++++ Data lines

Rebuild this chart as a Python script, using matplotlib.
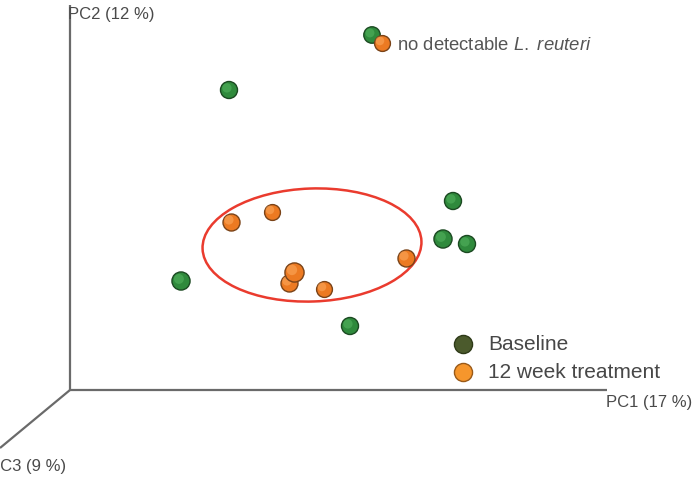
import matplotlib
matplotlib.use("Agg")
import matplotlib.pyplot as plt
from matplotlib.patches import Ellipse
import matplotlib.transforms as mtransforms

# ---- data (plot-space coordinates of the projected PCA scores) ----
baseline_x = [372, 229, 453, 443, 467, 181, 350]
baseline_y = [35, 90, 201, 239, 244, 281, 326]
treat_x = [382, 231, 272, 406, 289, 294, 324]
treat_y = [43, 222, 212, 258, 283, 272, 289]
treat_size = [130, 150, 130, 150, 150, 190, 130]
baseline_size = [140, 150, 150, 170, 150, 170, 150]

axis_labels = ["PC1 (17 %)", "PC2 (12 %)", "PC3 (9 %)"]
legend_labels = ["Baseline", "12 week treatment"]
annotation = r"no detectable $\mathit{L.}$ $\mathit{reuteri}$"

plt.rcParams['font.family'] = ['Liberation Sans', 'DejaVu Sans']
plt.rcParams['mathtext.fontset'] = 'custom'
plt.rcParams['mathtext.it'] = 'Liberation Sans:italic'
plt.rcParams['mathtext.rm'] = 'Liberation Sans'

fig = plt.figure(figsize=(6.97, 4.82), dpi=100)
ax = fig.add_axes([0, 0, 1, 1])
ax.set_xlim(0, 697)
ax.set_ylim(482, 0)
ax.axis('off')

axis_col = '#6a6a6a'
# 3D-style axes
ax.plot([70, 70], [5, 390], color=axis_col, lw=1.6, solid_capstyle='butt')
ax.plot([70, 607], [390, 390], color=axis_col, lw=1.6, solid_capstyle='butt')
ax.plot([70, 0], [390, 448], color=axis_col, lw=1.6, solid_capstyle='butt')

txt_col = '#4a4a4a'
ax.text(68, 15, axis_labels[1], fontsize=12, color=txt_col, ha='left', va='center')
ax.text(606, 403, axis_labels[0], fontsize=12, color=txt_col, ha='left', va='center')
ax.text(66, 467, axis_labels[2], fontsize=12, color=txt_col, ha='right', va='center')

# ellipse around treatment cluster
ax.add_patch(Ellipse((312, 245), 219, 113, angle=-2, fill=False,
                     edgecolor='#ea3b2e', lw=1.8, zorder=2))

green = '#2f8a3c'
green_edge = '#1c4a22'
green_hi = '#5fc06a'
orange = '#ec7a22'
orange_edge = '#7a4318'
orange_hi = '#ffb066'

hi_tr = mtransforms.offset_copy(ax.transData, fig=fig, x=-1.5, y=1.5, units='points')

ax.scatter(baseline_x, baseline_y, s=baseline_size, c=green, edgecolors=green_edge,
           linewidths=1.0, zorder=3)
ax.scatter(baseline_x, baseline_y, s=[v * 0.3 for v in baseline_size], c=green_hi,
           edgecolors='none', alpha=0.45, zorder=3.1, transform=hi_tr)
for x, y, s in zip(treat_x, treat_y, treat_size):
    ax.scatter([x], [y], s=s, c=orange, edgecolors=orange_edge, linewidths=1.0, zorder=4)
    ax.scatter([x], [y], s=s * 0.3, c=orange_hi, edgecolors='none', alpha=0.5,
               zorder=4, transform=hi_tr)

ax.text(397, 45, annotation, fontsize=13.3, color='#555555', ha='left', va='center')

# legend
leg_colors = ['#4b5a2c', '#f6962c']
leg_edges = ['#2e3a18', '#9a5a18']
leg_y = [344, 372]
for lab, c, ec, yy in zip(legend_labels, leg_colors, leg_edges, leg_y):
    ax.scatter([463], [yy], s=170, c=c, edgecolors=ec, linewidths=1.0, zorder=5)
    ax.text(488, yy, lab, fontsize=15, color='#474747', ha='left', va='center')

fig.savefig('out.png', dpi=100)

++++++++

Goal →
Without any pictures, reproduce the lines from the first one in the material through the line that has "plt.rcParams['mathtext.rm'] = 'Liberation", exactly as they appear.

Exercise response →
Rebuild this chart as a Python script, using matplotlib.
import matplotlib
matplotlib.use("Agg")
import matplotlib.pyplot as plt
from matplotlib.patches import Ellipse
import matplotlib.transforms as mtransforms

# ---- data (plot-space coordinates of the projected PCA scores) ----
baseline_x = [372, 229, 453, 443, 467, 181, 350]
baseline_y = [35, 90, 201, 239, 244, 281, 326]
treat_x = [382, 231, 272, 406, 289, 294, 324]
treat_y = [43, 222, 212, 258, 283, 272, 289]
treat_size = [130, 150, 130, 150, 150, 190, 130]
baseline_size = [140, 150, 150, 170, 150, 170, 150]

axis_labels = ["PC1 (17 %)", "PC2 (12 %)", "PC3 (9 %)"]
legend_labels = ["Baseline", "12 week treatment"]
annotation = r"no detectable $\mathit{L.}$ $\mathit{reuteri}$"

plt.rcParams['font.family'] = ['Liberation Sans', 'DejaVu Sans']
plt.rcParams['mathtext.fontset'] = 'custom'
plt.rcParams['mathtext.it'] = 'Liberation Sans:italic'
plt.rcParams['mathtext.rm'] = 'Liberation Sans'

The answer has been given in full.